CD38-stimulation of primary CLL cells by its ligand CD31 induced a consistent phosphorylation of the tyrosine residue Y352, the first activation site that releases SYK from its autoinhibitory conformation (p<0.001). SYK downstream targets AKT (p<0.05) and ERK (p<0.05) were subsequently induced and prolonged CD38-stimulation increased MCL-1-expression (p<0.05). Concomitant inhibition of SYK with the SYK inhibitor R406 resulted in inhibition of AKT- and ERK-activation (p<0.05 and p<0.01) and prevented upregulation of MCL-1 (p<0.01). Moreover, we observed SYK-dependent enhancement of BCR-signaling after CD38 ligation. Short-term exposure of CLL cells to CD31 led to an increase of ERK-phosphorylation after BCR-engagement by 41.9% (p<0.05). This effect was completely abolished by concomitant R406-treatment (p<0.05). Additionally, we observed a SYK-dependent increase of Ca²⁺-flux in response to BCR-stimulation after previous CD38 activation. Moreover, preliminary experiments show that prolonged CD38-stimulation led to a SYK-dependent increase of baseline Ca²⁺-flux in CLL cells, indicating a potential involvement of CD38 in autonomous BCR-signaling. CD38 acts as an enhancer of migratory stimuli in CLL cells. We therefore analysed, whether SYK is also involved in this interaction process. CXCL12-dependent migration was increased by CD38 stimulation with the agonistic CD38 antibody IB4 by 28.3% (p=0.12). Treatment of CLL cells with R406 completely inhibited IB4-mediated migration (p<0.01). The expression of CD38 is regulated by a variety of mechanisms, including CD40 ligation. SYK is involved in CD40 signaling. We therefore tested, whether SYK-inhibition affects CD38-expression. Stimulation of CLL cells with recombinant CD40L resulted in a significant increase of CD38-expression (p<0.05). This effect was reversed by concomitant SYK-inhibition (p<0.01). In addition, we observed marked down-regulation of CD38 surface-expression (p<0.05) and mRNA-expression (p<0.05) for CLL cells treated with SYK-inhibitors R406 or P505-15 compared to vehicle control. This effect is at least partly based on transcriptional inhibition of CD38-regulators NF-kB (p<0.05) and E2A (p<0.05). Finally, we observed a clear correlation between CD38 expression on CLL cells and SYK-inhibitor efficacy (p<0.01).
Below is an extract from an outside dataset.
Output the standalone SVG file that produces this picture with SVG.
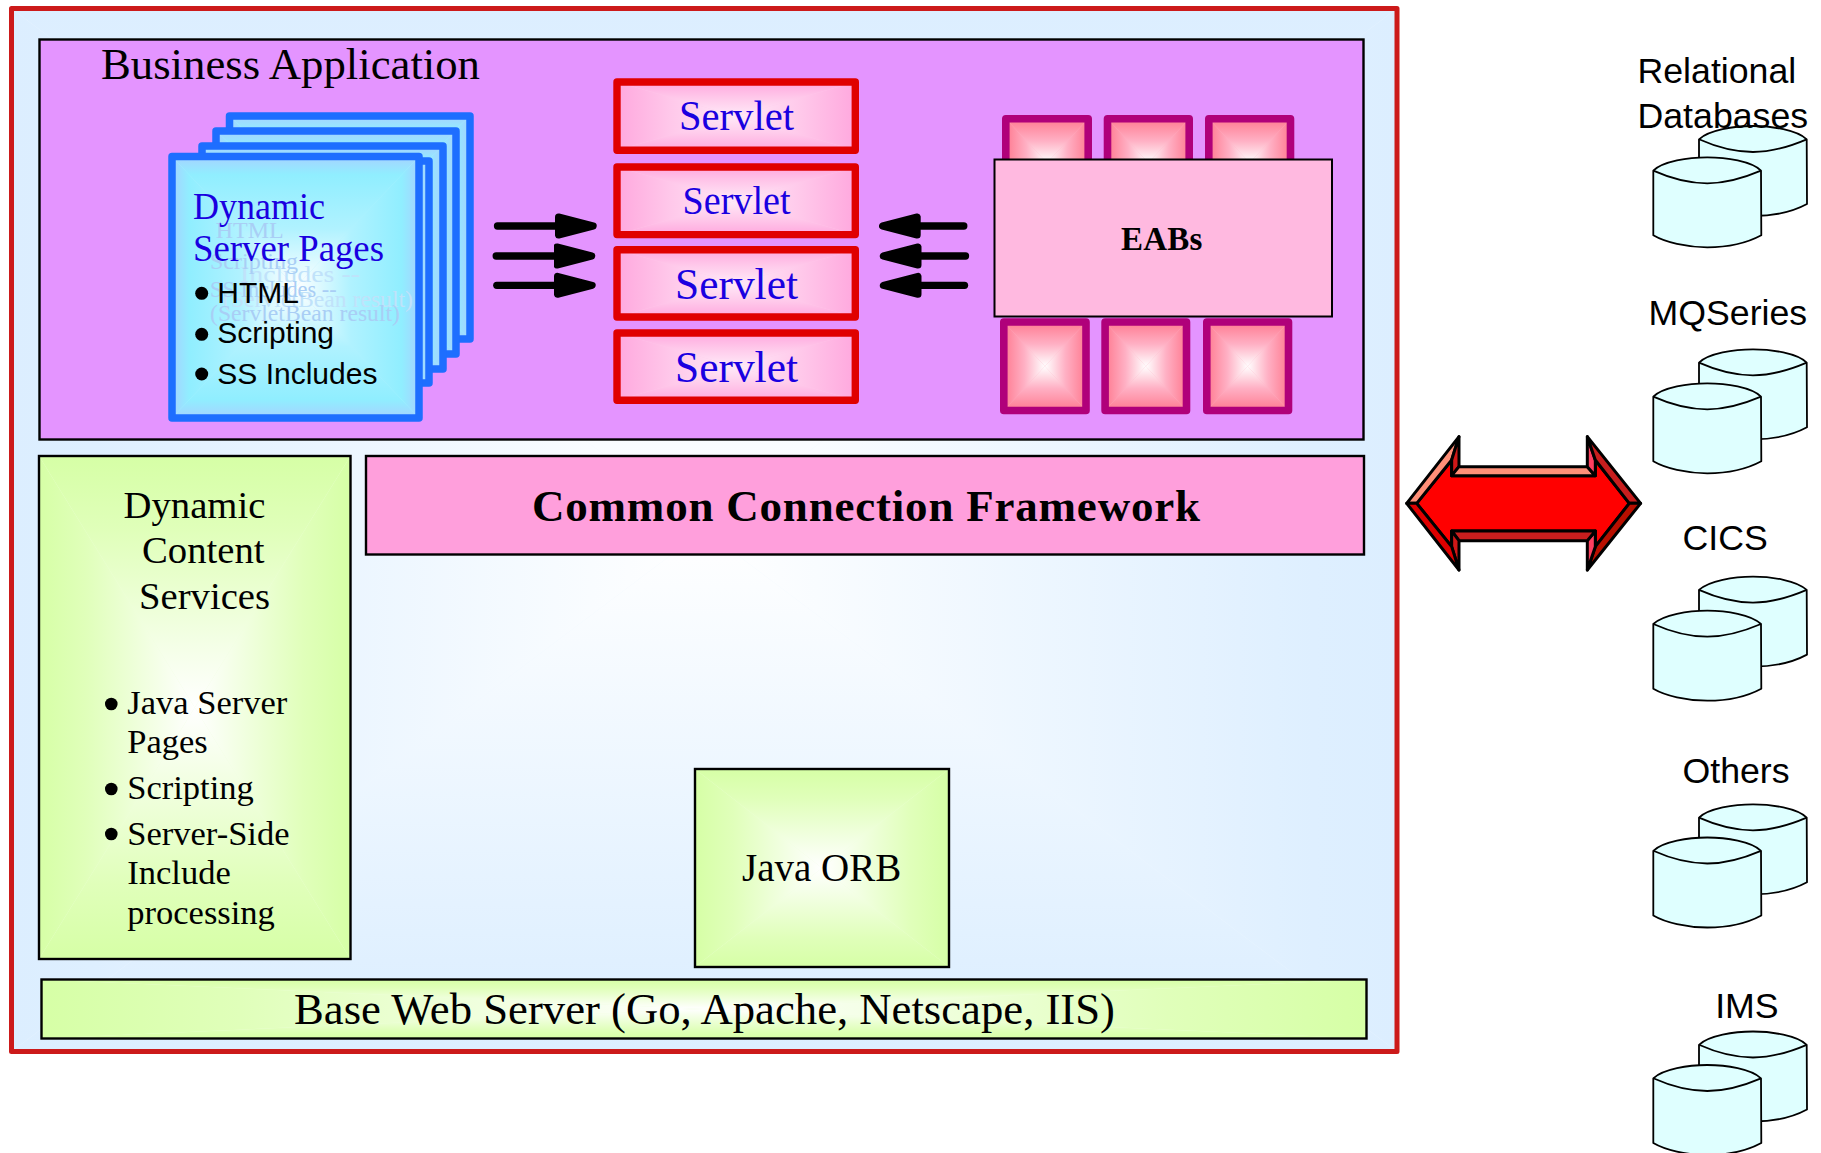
<svg xmlns="http://www.w3.org/2000/svg" width="1821" height="1153" viewBox="0 0 1821 1153">
<style>
text{font-family:"Liberation Serif","Times New Roman",serif;fill:#000}
.sans{font-family:"Liberation Sans",Arial,sans-serif;font-size:35.7px}
.box{fill:none;stroke:#000;stroke-width:2.4}
.sheet{fill:none;stroke:#1e6eff;stroke-width:7.5;stroke-linejoin:round}
.servlet{fill:none;stroke:#e00000;stroke-width:7.4;stroke-linejoin:round}
.eab{fill:none;stroke:#b0007a;stroke-width:7.6;stroke-linejoin:round}
.blue{fill:#1a00e0}
.ghost{fill:#a9cef5;font-size:24px}
.ghost2{fill:#c0e2fa;font-size:24px}
.arrow{stroke:#000;stroke-width:7.3;stroke-linecap:round;fill:none;marker-end:url(#head)}
.bevel polygon{stroke:#000;stroke-width:9;stroke-linejoin:round}
.cyl{fill:#dfffff;stroke:#000;stroke-width:1.8;stroke-linejoin:round}
.sans-b{font-family:"Liberation Sans",Arial,sans-serif;font-size:30px}
</style>
<defs>
<linearGradient id="gBg" gradientUnits="userSpaceOnUse" x1="0" y1="0" x2="50" y2="0"><stop offset="0" stop-color="#dceeff"/><stop offset="0.12" stop-color="#deefff"/><stop offset="1" stop-color="#ffffff"/></linearGradient>
<linearGradient id="gBlue" gradientUnits="userSpaceOnUse" x1="0" y1="0" x2="50" y2="0"><stop offset="0" stop-color="#a6d2ff"/><stop offset="0.14" stop-color="#90eeff"/><stop offset="0.55" stop-color="#b0f2ff"/><stop offset="1" stop-color="#ffffff"/></linearGradient>
<linearGradient id="gPink" gradientUnits="userSpaceOnUse" x1="0" y1="0" x2="50" y2="0"><stop offset="0" stop-color="#ff7a90"/><stop offset="0.5" stop-color="#ffb0c4"/><stop offset="1" stop-color="#ffffff"/></linearGradient>
<linearGradient id="gServ" gradientUnits="userSpaceOnUse" x1="0" y1="0" x2="50" y2="0"><stop offset="0" stop-color="#ffa8de"/><stop offset="0.45" stop-color="#ffc8ea"/><stop offset="1" stop-color="#ffeaf8"/></linearGradient>
<linearGradient id="gGreen" gradientUnits="userSpaceOnUse" x1="0" y1="0" x2="50" y2="0"><stop offset="0" stop-color="#d6ffa6"/><stop offset="0.3" stop-color="#e0ffba"/><stop offset="1" stop-color="#ffffff"/></linearGradient>
<symbol id="pBg" viewBox="0 0 100 100" preserveAspectRatio="none"><rect width="100" height="100" fill="#eef7ff"/><g fill="url(#gBg)"><polygon points="0,0 50,50 0,100"/><polygon points="0,0 50,50 0,100" transform="rotate(90 50 50)"/><polygon points="0,0 50,50 0,100" transform="rotate(180 50 50)"/><polygon points="0,0 50,50 0,100" transform="rotate(270 50 50)"/></g></symbol>
<symbol id="pBlue" viewBox="0 0 100 100" preserveAspectRatio="none"><rect width="100" height="100" fill="#b0f2ff"/><g fill="url(#gBlue)"><polygon points="0,0 50,50 0,100"/><polygon points="0,0 50,50 0,100" transform="rotate(90 50 50)"/><polygon points="0,0 50,50 0,100" transform="rotate(180 50 50)"/><polygon points="0,0 50,50 0,100" transform="rotate(270 50 50)"/></g></symbol>
<symbol id="pPink" viewBox="0 0 100 100" preserveAspectRatio="none"><rect width="100" height="100" fill="#ffb0c4"/><g fill="url(#gPink)"><polygon points="0,0 50,50 0,100"/><polygon points="0,0 50,50 0,100" transform="rotate(90 50 50)"/><polygon points="0,0 50,50 0,100" transform="rotate(180 50 50)"/><polygon points="0,0 50,50 0,100" transform="rotate(270 50 50)"/></g></symbol>
<symbol id="pServ" viewBox="0 0 100 100" preserveAspectRatio="none"><rect width="100" height="100" fill="#ffc8ea"/><g fill="url(#gServ)"><polygon points="0,0 50,50 0,100"/><polygon points="0,0 50,50 0,100" transform="rotate(90 50 50)"/><polygon points="0,0 50,50 0,100" transform="rotate(180 50 50)"/><polygon points="0,0 50,50 0,100" transform="rotate(270 50 50)"/></g></symbol>
<symbol id="pGreen" viewBox="0 0 100 100" preserveAspectRatio="none"><rect width="100" height="100" fill="#eeffdc"/><g fill="url(#gGreen)"><polygon points="0,0 50,50 0,100"/><polygon points="0,0 50,50 0,100" transform="rotate(90 50 50)"/><polygon points="0,0 50,50 0,100" transform="rotate(180 50 50)"/><polygon points="0,0 50,50 0,100" transform="rotate(270 50 50)"/></g></symbol>
<marker id="head" markerUnits="userSpaceOnUse" markerWidth="44" markerHeight="28" viewBox="0 0 44 28" refX="0" refY="14" orient="auto"><path d="M3.5 5 L38.2 14 L3.5 23Z" fill="#000" stroke="#000" stroke-width="7" stroke-linejoin="round"/></marker>
<g id="cylinder"><path class="cyl" d="M0 13.3C10 4 35 0 54 0S98 4 107.7 13.3L108 78C95 85 75 90 54 90S12 85 0 78Z"/><path class="cyl" style="fill:none" d="M0 13.3C15 20 35 26 54 26S92 20 107.7 13.3"/></g>
</defs>

<g id="web-server-frame">
<use href="#pBg" x="11.5" y="8.5" width="1385.5" height="1043"/>
<rect x="11.5" y="8.5" width="1385.5" height="1043" fill="none" stroke="#cc1a1a" stroke-width="5" stroke-linejoin="round"/>
</g>

<g id="business-application">
<rect x="39.5" y="39.5" width="1324" height="400" fill="#e494ff" stroke="#000" stroke-width="2.4"/>
<text x="101" y="78.500" font-size="44.4" textLength="379" lengthAdjust="spacingAndGlyphs">Business Application</text>
</g>

<g id="dynamic-server-pages">
<use href="#pBlue" x="229.5" y="116" width="240.500" height="223"/><rect class="sheet" x="229.500" y="116" width="240.500" height="223"/>
<use href="#pBlue" x="216" y="131" width="240" height="223"/><rect class="sheet" x="216" y="131" width="240" height="223"/>
<use href="#pBlue" x="202" y="146" width="241" height="223"/><rect class="sheet" x="202" y="146" width="241" height="223"/>
<use href="#pBlue" x="189" y="161" width="240" height="222"/><rect class="sheet" x="189" y="161" width="240" height="222"/>
<use href="#pBlue" x="172" y="156.500" width="247" height="261.500"/><rect class="sheet" x="172" y="156.500" width="247" height="261.500"/>
<text class="ghost2" x="240" y="281.700" textLength="120" lengthAdjust="spacingAndGlyphs">Includes --</text>
<text class="ghost2" x="223" y="306.700" textLength="190" lengthAdjust="spacingAndGlyphs">(ServletBean result)</text>
<text class="ghost" x="215.700" y="238">HTML</text>
<text class="ghost" x="210" y="269">Scripting</text>
<text class="ghost" x="210" y="296.700" textLength="126.700" lengthAdjust="spacingAndGlyphs">SS Includes --</text>
<text class="ghost" x="210" y="321" textLength="190" lengthAdjust="spacingAndGlyphs">(ServletBean result)</text>
<text class="blue" x="193" y="218.800" font-size="37" textLength="132" lengthAdjust="spacingAndGlyphs">Dynamic</text>
<text class="blue" x="193" y="261" font-size="37" textLength="191" lengthAdjust="spacingAndGlyphs">Server Pages</text>
<circle cx="201.700" cy="293.300" r="6.500"/><text class="sans-b" x="217.300" y="302.700">HTML</text>
<circle cx="201.700" cy="334.300" r="6.500"/><text class="sans-b" x="217.300" y="343.300">Scripting</text>
<circle cx="201.700" cy="374" r="6.500"/><text class="sans-b" x="217.300" y="384.300">SS Includes</text>
</g>

<g id="servlet-1"><use href="#pServ" x="617" y="82" width="238.300" height="68.300"/><rect class="servlet" x="617" y="82" width="238.300" height="68.300"/><text class="blue" x="679" y="130" font-size="42" textLength="115" lengthAdjust="spacingAndGlyphs">Servlet</text></g>
<g id="servlet-2"><use href="#pServ" x="617" y="167" width="238.300" height="67.600"/><rect class="servlet" x="617" y="167" width="238.300" height="67.600"/><text class="blue" x="682.500" y="213.600" font-size="39" textLength="108" lengthAdjust="spacingAndGlyphs">Servlet</text></g>
<g id="servlet-3"><use href="#pServ" x="617" y="249.700" width="238.300" height="67.300"/><rect class="servlet" x="617" y="249.700" width="238.300" height="67.300"/><text class="blue" x="675" y="298.700" font-size="44.500" textLength="123" lengthAdjust="spacingAndGlyphs">Servlet</text></g>
<g id="servlet-4"><use href="#pServ" x="617" y="333" width="238.300" height="67.300"/><rect class="servlet" x="617" y="333" width="238.300" height="67.300"/><text class="blue" x="675" y="382" font-size="44.500" textLength="123" lengthAdjust="spacingAndGlyphs">Servlet</text></g>

<g id="eab-components">
<use href="#pPink" x="1005.800" y="118.800" width="82.400" height="88"/><rect class="eab" x="1005.800" y="118.800" width="82.400" height="88"/>
<use href="#pPink" x="1107.500" y="118.800" width="81.700" height="88"/><rect class="eab" x="1107.500" y="118.800" width="81.700" height="88"/>
<use href="#pPink" x="1208.800" y="118.800" width="81.700" height="88"/><rect class="eab" x="1208.800" y="118.800" width="81.700" height="88"/>
<use href="#pPink" x="1003.800" y="322" width="82.200" height="88.500"/><rect class="eab" x="1003.800" y="322" width="82.200" height="88.500"/>
<use href="#pPink" x="1105.100" y="322" width="81.400" height="88.500"/><rect class="eab" x="1105.100" y="322" width="81.400" height="88.500"/>
<use href="#pPink" x="1206.800" y="322" width="81.700" height="88.500"/><rect class="eab" x="1206.800" y="322" width="81.700" height="88.500"/>
</g>
<g id="eabs">
<rect x="994.500" y="159.500" width="337.500" height="157" fill="#ffb9e0" stroke="#000" stroke-width="2"/>
<text x="1121" y="250" font-size="33" font-weight="bold" textLength="81.300" lengthAdjust="spacing">EABs</text>
</g>

<g id="connectors">
<path class="arrow" d="M497.500 226H555"/>
<path class="arrow" d="M496.200 256H553.500"/>
<path class="arrow" d="M496.800 285.300H554"/>
<path class="arrow" d="M963.800 226H920.700"/>
<path class="arrow" d="M965.500 256H921.500"/>
<path class="arrow" d="M964.500 285.300H921.500"/>
<g class="bevel" transform="translate(1390 420) scale(0.3333)">
<polygon points="80,250 185,120 185,167 616,167 616,120 718,250 616,380 616,333 185,333 185,380" fill="#ff0000"/>
<polygon points="50,250 207,50 185,120 80,250" fill="#ff8f78"/>
<polygon points="207,50 207,140 185,167 185,120" fill="#d01818"/>
<polygon points="207,140 592,140 616,167 185,167" fill="#ff8f78"/>
<polygon points="592,50 592,140 616,167 616,120" fill="#ff4060"/>
<polygon points="592,50 752,250 718,250 616,120" fill="#c81e1e"/>
<polygon points="752,250 592,450 616,380 718,250" fill="#b80f00"/>
<polygon points="592,450 592,362 616,333 616,380" fill="#ff4060"/>
<polygon points="207,362 592,362 616,333 185,333" fill="#c81e1e"/>
<polygon points="207,450 207,362 185,333 185,380" fill="#d01818"/>
<polygon points="50,250 207,450 185,380 80,250" fill="#e00000"/>
</g>
</g>

<g id="dynamic-content-services">
<use href="#pGreen" x="39" y="456" width="311.500" height="503"/><rect class="box" x="39" y="456" width="311.500" height="503"/>
<text x="123.500" y="517.500" font-size="38.700">Dynamic</text>
<text x="142" y="563" font-size="38.700">Content</text>
<text x="139" y="608.500" font-size="38.700">Services</text>
<g font-size="34.500">
<circle cx="111.300" cy="704" r="6.300"/><text x="127.300" y="714">Java Server</text>
<text x="127.300" y="753">Pages</text>
<circle cx="111.300" cy="789" r="6.300"/><text x="127.300" y="799">Scripting</text>
<circle cx="111.300" cy="834" r="6.300"/><text x="127.300" y="844.500">Server-Side</text>
<text x="127.300" y="884">Include</text>
<text x="127.300" y="924">processing</text>
</g>
</g>

<g id="common-connection-framework">
<rect x="366" y="456" width="998" height="98.500" fill="#ff9fdc" stroke="#000" stroke-width="2.400"/>
<text x="532" y="521" font-size="45" font-weight="bold" textLength="668" lengthAdjust="spacing">Common Connection Framework</text>
</g>

<g id="java-orb">
<use href="#pGreen" x="695" y="769" width="254" height="198"/><rect class="box" x="695" y="769" width="254" height="198"/>
<text x="742" y="881" font-size="39">Java ORB</text>
</g>

<g id="base-web-server">
<use href="#pGreen" x="41.500" y="979.500" width="1325" height="59"/><rect x="41.500" y="979.500" width="1325" height="59" fill="none" stroke="#000" stroke-width="2.400"/>
<text x="294" y="1024" font-size="44.300" textLength="821" lengthAdjust="spacingAndGlyphs">Base Web Server (Go, Apache, Netscape, IIS)</text>
</g>

<g id="relational-databases">
<use href="#cylinder" x="1699" y="126"/><use href="#cylinder" x="1653.300" y="157.300"/>
<text class="sans" x="1637.500" y="82.700">Relational</text><text class="sans" x="1637.500" y="127.700">Databases</text>
</g>
<g id="mqseries">
<use href="#cylinder" x="1699" y="349.300"/><use href="#cylinder" x="1653.300" y="383.300"/>
<text class="sans" x="1648.500" y="325">MQSeries</text>
</g>
<g id="cics">
<use href="#cylinder" x="1699" y="576.600"/><use href="#cylinder" x="1653.300" y="610.700"/>
<text class="sans" x="1682.500" y="550">CICS</text>
</g>
<g id="others">
<use href="#cylinder" x="1699" y="804.300"/><use href="#cylinder" x="1653.300" y="837.500"/>
<text class="sans" x="1682.500" y="783.200">Others</text>
</g>
<g id="ims">
<use href="#cylinder" x="1699" y="1031.500"/><use href="#cylinder" x="1653.300" y="1065"/>
<text class="sans" x="1715.200" y="1018.400">IMS</text>
</g>
</svg>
In conclusion, our data show that SYK acts as a central downstream effector of CD38 signaling regulating survival-, proliferation-, and migration pathways in CLL and also functions as a strong regulator of CD38 expression. The interaction of CD38 and SYK involves the BCR pathways, where CD38 enhances the response to BCR-stimulation and, moreover, may act as an enhancer of autonomous BCR-signaling in CLL. Additionally, the CD38-SYK interaction involves BCR-independent microenvironmental pathways as shown for CD40 and CXCL12. CD38 expression not only serves as a negative prognostic marker but has also been shown to possess biological significance in CLL. We therefore propose that disruption of the CD38-SYK axis may represent a promising therapeutic option in CLL.